>> Start Dataset extract

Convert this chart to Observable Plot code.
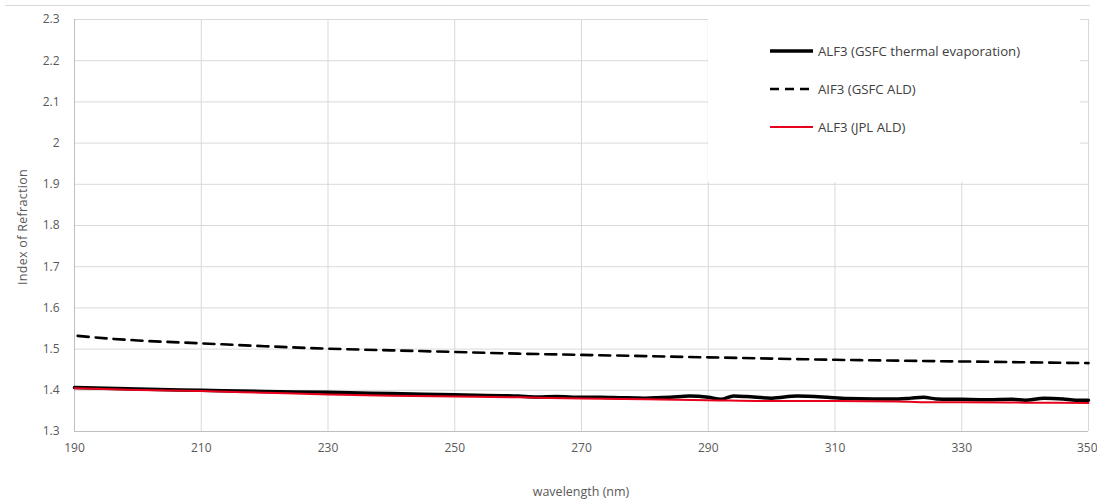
<!DOCTYPE html>
<html>
<head>
<meta charset="utf-8">
<script src="https://cdn.jsdelivr.net/npm/d3@7"></script>
<script src="https://cdn.jsdelivr.net/npm/@observablehq/plot@0.6"></script>
<style>
  body { margin: 0; background: #fff; font-family: "Open Sans", sans-serif; }
  #wrap { position: relative; width: 1097px; height: 500px; overflow: hidden; }
  #topline { position: absolute; left: 5px; top: 5px; width: 1085px; height: 0; border-top: 1px solid #d9d9d9; }
  #ytitle { position: absolute; left: 22px; top: 227px; transform: translate(-50%, -50%) rotate(-90deg); font-size: 12.5px; color: #595959; white-space: nowrap; letter-spacing: 0.3px; }
  #xtitle { position: absolute; left: 581px; top: 491px; transform: translate(-50%, -50%); font-size: 12.5px; color: #595959; white-space: nowrap; }
  #legend { position: absolute; left: 708px; top: 19px; width: 372px; height: 163px; background: #fff; }
  .item { position: absolute; left: 62px; display: flex; align-items: center; font-size: 13.2px; color: #404040; white-space: nowrap; }
  .item svg { margin-right: 5px; }
</style>
</head>
<body>
<div id="wrap">
  <div id="chart"></div>
  <div id="topline"></div>
  <div id="ytitle"></div>
  <div id="xtitle"></div>
  <div id="legend"></div>
</div>
<script>
// ---- data ----
const xTicks = [190, 210, 230, 250, 270, 290, 310, 330, 350];
const yTicks = [1.3, 1.4, 1.5, 1.6, 1.7, 1.8, 1.9, 2.0, 2.1, 2.2, 2.3];
const xLabel = "wavelength (nm)";
const yLabel = "Index of Refraction";
const seriesNames = ["ALF3 (GSFC thermal evaporation)", "AIF3 (GSFC ALD)", "ALF3 (JPL ALD)"];

const thermalWl = [190, 200, 210, 220, 230, 240, 250, 260, 263, 266, 270, 273, 276, 280, 284, 287, 290, 292, 294, 296, 300, 304, 308, 312, 316, 320, 322, 324, 326, 330, 334, 338, 340, 343, 346, 348, 350];
const thermalN  = [1.407, 1.403, 1.400, 1.397, 1.395, 1.392, 1.389, 1.386, 1.384, 1.385, 1.383, 1.383, 1.382, 1.381, 1.383, 1.386, 1.383, 1.378, 1.386, 1.385, 1.381, 1.386, 1.384, 1.380, 1.379, 1.379, 1.381, 1.383, 1.379, 1.378, 1.377, 1.378, 1.376, 1.381, 1.379, 1.376, 1.376];

const gsfcAldWl = [190.5, 195, 200, 210, 220, 230, 240, 250, 260, 270, 280, 290, 300, 310, 320, 330, 340, 350];
const gsfcAldN  = [1.532, 1.526, 1.521, 1.514, 1.507, 1.501, 1.497, 1.493, 1.489, 1.486, 1.483, 1.480, 1.477, 1.474, 1.472, 1.470, 1.468, 1.466];

const jplWl = [190, 200, 210, 220, 230, 240, 250, 260, 270, 280, 290, 300, 310, 320, 324, 330, 340, 350];
const jplN  = [1.405, 1.401, 1.398, 1.394, 1.390, 1.387, 1.385, 1.383, 1.380, 1.378, 1.376, 1.374, 1.374, 1.373, 1.371, 1.371, 1.370, 1.369];

const styles = [
  {stroke: "#000000", width: 3.5, dash: null},
  {stroke: "#000000", width: 2.6, dash: "11,7"},
  {stroke: "#e8001c", width: 2, dash: null}
];

const toRows = (wl, n) => wl.map((w, i) => ({w, n: n[i]}));
const thermal = toRows(thermalWl, thermalN);
const gsfcAld = toRows(gsfcAldWl, gsfcAldN);
const jpl = toRows(jplWl, jplN);

const fmtY = d => String(+d.toFixed(1));

const chart = Plot.plot({
  width: 1097,
  height: 500,
  marginLeft: 74,
  marginRight: 9,
  marginTop: 19,
  marginBottom: 69,
  style: {fontFamily: "'Open Sans', sans-serif", fontSize: "12px", color: "#595959", background: "#fff"},
  x: {domain: [190, 350], label: null},
  y: {domain: [1.3, 2.3], label: null},
  marks: [
    Plot.gridX(xTicks, {stroke: "#d9d9d9", strokeOpacity: 1}),
    Plot.gridY(yTicks, {stroke: "#d9d9d9", strokeOpacity: 1}),
    Plot.ruleX([190], {stroke: "#bfbfbf"}),
    Plot.ruleY([1.3], {stroke: "#bfbfbf"}),
    Plot.axisX(xTicks.slice(0, -1), {tickSize: 0, tickPadding: 12, fill: "#595959", label: null}),
    Plot.axisX(xTicks.slice(-1), {tickSize: 0, tickPadding: 12, fill: "#595959", label: null, textAnchor: "end", dx: 9}),
    Plot.axisY(yTicks, {tickSize: 0, tickPadding: 15, fill: "#595959", tickFormat: fmtY, label: null}),
    Plot.line(thermal, {x: "w", y: "n", stroke: styles[0].stroke, strokeWidth: styles[0].width, curve: "monotone-x"}),
    Plot.line(jpl, {x: "w", y: "n", stroke: styles[2].stroke, strokeWidth: styles[2].width, curve: "monotone-x"}),
    Plot.line(gsfcAld, {x: "w", y: "n", stroke: styles[1].stroke, strokeWidth: styles[1].width, strokeDasharray: styles[1].dash, curve: "monotone-x"})
  ]
});
document.getElementById("chart").appendChild(chart);

document.getElementById("ytitle").textContent = yLabel;
document.getElementById("xtitle").textContent = xLabel;

const legend = document.getElementById("legend");
const tops = [23, 61, 99];
seriesNames.forEach((name, i) => {
  const s = styles[i];
  const item = document.createElement("div");
  item.className = "item";
  item.style.top = tops[i] + "px";
  item.innerHTML = `<svg width="43" height="6"><line x1="0" x2="43" y1="3" y2="3" stroke="${s.stroke}" stroke-width="${s.width}" ${s.dash ? `stroke-dasharray="9,6"` : ""}/></svg><span>${name}</span>`;
  legend.appendChild(item);
});
</script>
</body>
</html>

>> End Dataset extract

▸ **Task statement**: Quote every line word for word and keep the images out of the copy.

▸ **Exercise answer**:
Convert this chart to Observable Plot code.
<!DOCTYPE html>
<html>
<head>
<meta charset="utf-8">
<script src="https://cdn.jsdelivr.net/npm/d3@7"></script>
<script src="https://cdn.jsdelivr.net/npm/@observablehq/plot@0.6"></script>
<style>
  body { margin: 0; background: #fff; font-family: "Open Sans", sans-serif; }
  #wrap { position: relative; width: 1097px; height: 500px; overflow: hidden; }
  #topline { position: absolute; left: 5px; top: 5px; width: 1085px; height: 0; border-top: 1px solid #d9d9d9; }
  #ytitle { position: absolute; left: 22px; top: 227px; transform: translate(-50%, -50%) rotate(-90deg); font-size: 12.5px; color: #595959; white-space: nowrap; letter-spacing: 0.3px; }
  #xtitle { position: absolute; left: 581px; top: 491px; transform: translate(-50%, -50%); font-size: 12.5px; color: #595959; white-space: nowrap; }
  #legend { position: absolute; left: 708px; top: 19px; width: 372px; height: 163px; background: #fff; }
  .item { position: absolute; left: 62px; display: flex; align-items: center; font-size: 13.2px; color: #404040; white-space: nowrap; }
  .item svg { margin-right: 5px; }
</style>
</head>
<body>
<div id="wrap">
  <div id="chart"></div>
  <div id="topline"></div>
  <div id="ytitle"></div>
  <div id="xtitle"></div>
  <div id="legend"></div>
</div>
<script>
// ---- data ----
const xTicks = [190, 210, 230, 250, 270, 290, 310, 330, 350];
const yTicks = [1.3, 1.4, 1.5, 1.6, 1.7, 1.8, 1.9, 2.0, 2.1, 2.2, 2.3];
const xLabel = "wavelength (nm)";
const yLabel = "Index of Refraction";
const seriesNames = ["ALF3 (GSFC thermal evaporation)", "AIF3 (GSFC ALD)", "ALF3 (JPL ALD)"];

const thermalWl = [190, 200, 210, 220, 230, 240, 250, 260, 263, 266, 270, 273, 276, 280, 284, 287, 290, 292, 294, 296, 300, 304, 308, 312, 316, 320, 322, 324, 326, 330, 334, 338, 340, 343, 346, 348, 350];
const thermalN  = [1.407, 1.403, 1.400, 1.397, 1.395, 1.392, 1.389, 1.386, 1.384, 1.385, 1.383, 1.383, 1.382, 1.381, 1.383, 1.386, 1.383, 1.378, 1.386, 1.385, 1.381, 1.386, 1.384, 1.380, 1.379, 1.379, 1.381, 1.383, 1.379, 1.378, 1.377, 1.378, 1.376, 1.381, 1.379, 1.376, 1.376];

const gsfcAldWl = [190.5, 195, 200, 210, 220, 230, 240, 250, 260, 270, 280, 290, 300, 310, 320, 330, 340, 350];
const gsfcAldN  = [1.532, 1.526, 1.521, 1.514, 1.507, 1.501, 1.497, 1.493, 1.489, 1.486, 1.483, 1.480, 1.477, 1.474, 1.472, 1.470, 1.468, 1.466];

const jplWl = [190, 200, 210, 220, 230, 240, 250, 260, 270, 280, 290, 300, 310, 320, 324, 330, 340, 350];
const jplN  = [1.405, 1.401, 1.398, 1.394, 1.390, 1.387, 1.385, 1.383, 1.380, 1.378, 1.376, 1.374, 1.374, 1.373, 1.371, 1.371, 1.370, 1.369];

const styles = [
  {stroke: "#000000", width: 3.5, dash: null},
  {stroke: "#000000", width: 2.6, dash: "11,7"},
  {stroke: "#e8001c", width: 2, dash: null}
];

const toRows = (wl, n) => wl.map((w, i) => ({w, n: n[i]}));
const thermal = toRows(thermalWl, thermalN);
const gsfcAld = toRows(gsfcAldWl, gsfcAldN);
const jpl = toRows(jplWl, jplN);

const fmtY = d => String(+d.toFixed(1));

const chart = Plot.plot({
  width: 1097,
  height: 500,
  marginLeft: 74,
  marginRight: 9,
  marginTop: 19,
  marginBottom: 69,
  style: {fontFamily: "'Open Sans', sans-serif", fontSize: "12px", color: "#595959", background: "#fff"},
  x: {domain: [190, 350], label: null},
  y: {domain: [1.3, 2.3], label: null},
  marks: [
    Plot.gridX(xTicks, {stroke: "#d9d9d9", strokeOpacity: 1}),
    Plot.gridY(yTicks, {stroke: "#d9d9d9", strokeOpacity: 1}),
    Plot.ruleX([190], {stroke: "#bfbfbf"}),
    Plot.ruleY([1.3], {stroke: "#bfbfbf"}),
    Plot.axisX(xTicks.slice(0, -1), {tickSize: 0, tickPadding: 12, fill: "#595959", label: null}),
    Plot.axisX(xTicks.slice(-1), {tickSize: 0, tickPadding: 12, fill: "#595959", label: null, textAnchor: "end", dx: 9}),
    Plot.axisY(yTicks, {tickSize: 0, tickPadding: 15, fill: "#595959", tickFormat: fmtY, label: null}),
    Plot.line(thermal, {x: "w", y: "n", stroke: styles[0].stroke, strokeWidth: styles[0].width, curve: "monotone-x"}),
    Plot.line(jpl, {x: "w", y: "n", stroke: styles[2].stroke, strokeWidth: styles[2].width, curve: "monotone-x"}),
    Plot.line(gsfcAld, {x: "w", y: "n", stroke: styles[1].stroke, strokeWidth: styles[1].width, strokeDasharray: styles[1].dash, curve: "monotone-x"})
  ]
});
document.getElementById("chart").appendChild(chart);

document.getElementById("ytitle").textContent = yLabel;
document.getElementById("xtitle").textContent = xLabel;

const legend = document.getElementById("legend");
const tops = [23, 61, 99];
seriesNames.forEach((name, i) => {
  const s = styles[i];
  const item = document.createElement("div");
  item.className = "item";
  item.style.top = tops[i] + "px";
  item.innerHTML = `<svg width="43" height="6"><line x1="0" x2="43" y1="3" y2="3" stroke="${s.stroke}" stroke-width="${s.width}" ${s.dash ? `stroke-dasharray="9,6"` : ""}/></svg><span>${name}</span>`;
  legend.appendChild(item);
});
</script>
</body>
</html>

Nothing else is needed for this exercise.